About a year ago I discovered to my dismay that using Arabic in InDesign was entirely impossible.
I wanted to make a type of dictionary for my Arabic 101 students, using an Excel spreadsheet full of Arabic words. When I placed any Arabic text, though, this happened:
While Microsoft and Apple have great right-to-left (RTL) language support built in, Adobe doesn’t. InDesign and Illustrator cannot handle RTL text. Adobe has, however, outsourced their code to WinSoft, who develops the Creative Suite ME (Middle Eastern edition), which does have excellent RTL support, especially through the use of their Tasmeem typesetting framework, recently highlighted in Saudi Aramco Magazine. However, I don’t want to buy the ME version for minimal Arabic use.
The only way around this is to type the text in backwards: if you want the word alkitaab, you would have to type baatikla and InDesign should show it correctly.
There’s one big caveat though—Arabic letters have different forms depending on where they show up in the word (initial, medial, final, or isolated).
This typing-backwards, faux-RTL works great for Hebrew since almost every letter has the same shape no matter where they are in the word. In fact, InDesignSecrets.com mentioned a script that will take pasted Hebrew characters and reverse them automatically.

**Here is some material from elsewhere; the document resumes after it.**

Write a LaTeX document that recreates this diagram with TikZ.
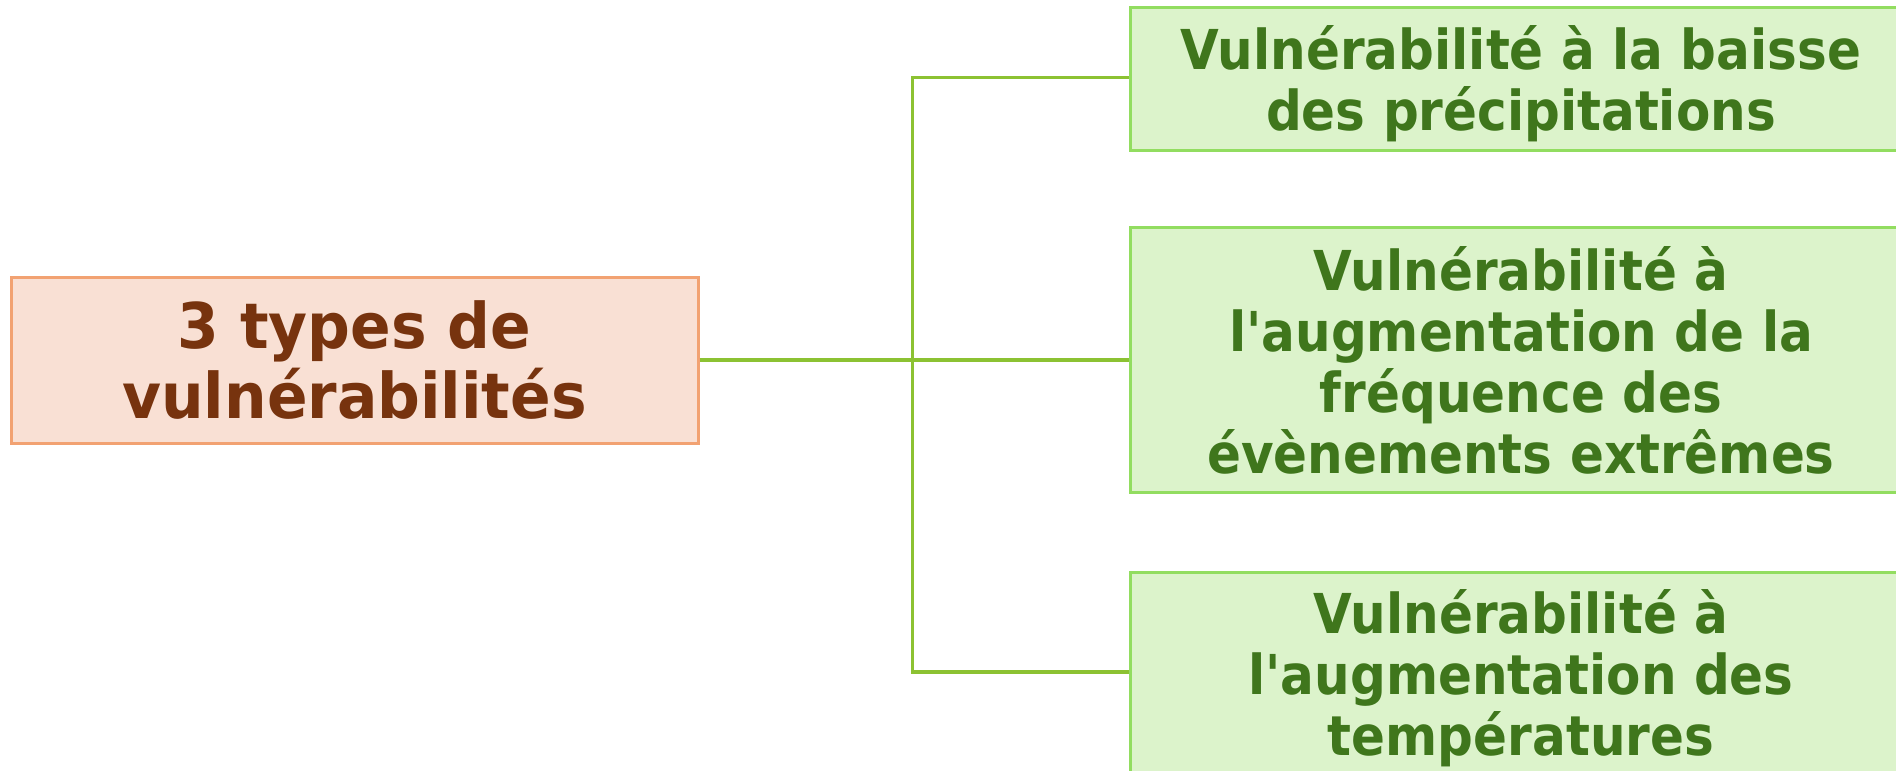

Unfortunately, Arabic is more complex. There is a clunky solution—hunt and peck with the glyphs panel. This workaround is not useful for large amounts of Arabic text. If you want to design something with a substantial amount of Arabic, buy InDesign ME. (if you’re desperate, I guess you could do an entire book like this. It would just take several months to get the text done :) ).
Typing with the glyphs panel
The glyphs panel is a great and often underused panel in InDesign. It’s generally used for finding and inserting dingbat characters or other non-standard glyphs in a font. You can even save your most commonly used glyphs for easy access:
You can even type with the glyphs panel, which is how we get Arabic working in InDesign. This method also works for Illustrator and any other Adobe program with a glyphs panel.
To activate the panel, go to Window > Type & Tables > Glyphs. Choose an Arabic font from the list in the bottom left corner of the panel to load that font into the panel. I like working with the Arabic Typesetting font that comes with Office 2007 because of the dozens of alternate glyphs and ligatures that are available. Microsoft has an excellent collection of Arabic fonts as well.
You should see normal Roman characters in the panel. Scroll down until you get the Arabic glyphs. Double click on a letter to insert it at your cursor.
Here’s where the magic starts. Many of the glyphs will have a black triangle in the bottom right corner of the grid box. This means that there are alternate glyphs for that character—in this case, different positions for the letter. Click and hold one of the boxes with alternate glyphs and you’ll see all the different possibilities for that letter.
To type a full Arabic word, insert the appropriately positioned letters in backwards order using the glyphs panel. Here’s a live example of this in action (sorry for the horrible quality):
You can insert alternate glyphs and ligatures too:
If you use a decorative Arabic font, like Microsoft’s Diwani family (found in the arafonts.exe font package), you can use the decorative swashes as well. You can even change the font after inserting the letters to another Arabic font and maintain the letters.
In the end, you’ll have real Arabic text that can be manipulated just like normal InDesign text. It’s a clunky method, but it works, as seen here.
This could all probably be automated with a script of sorts, but I’m no programmer.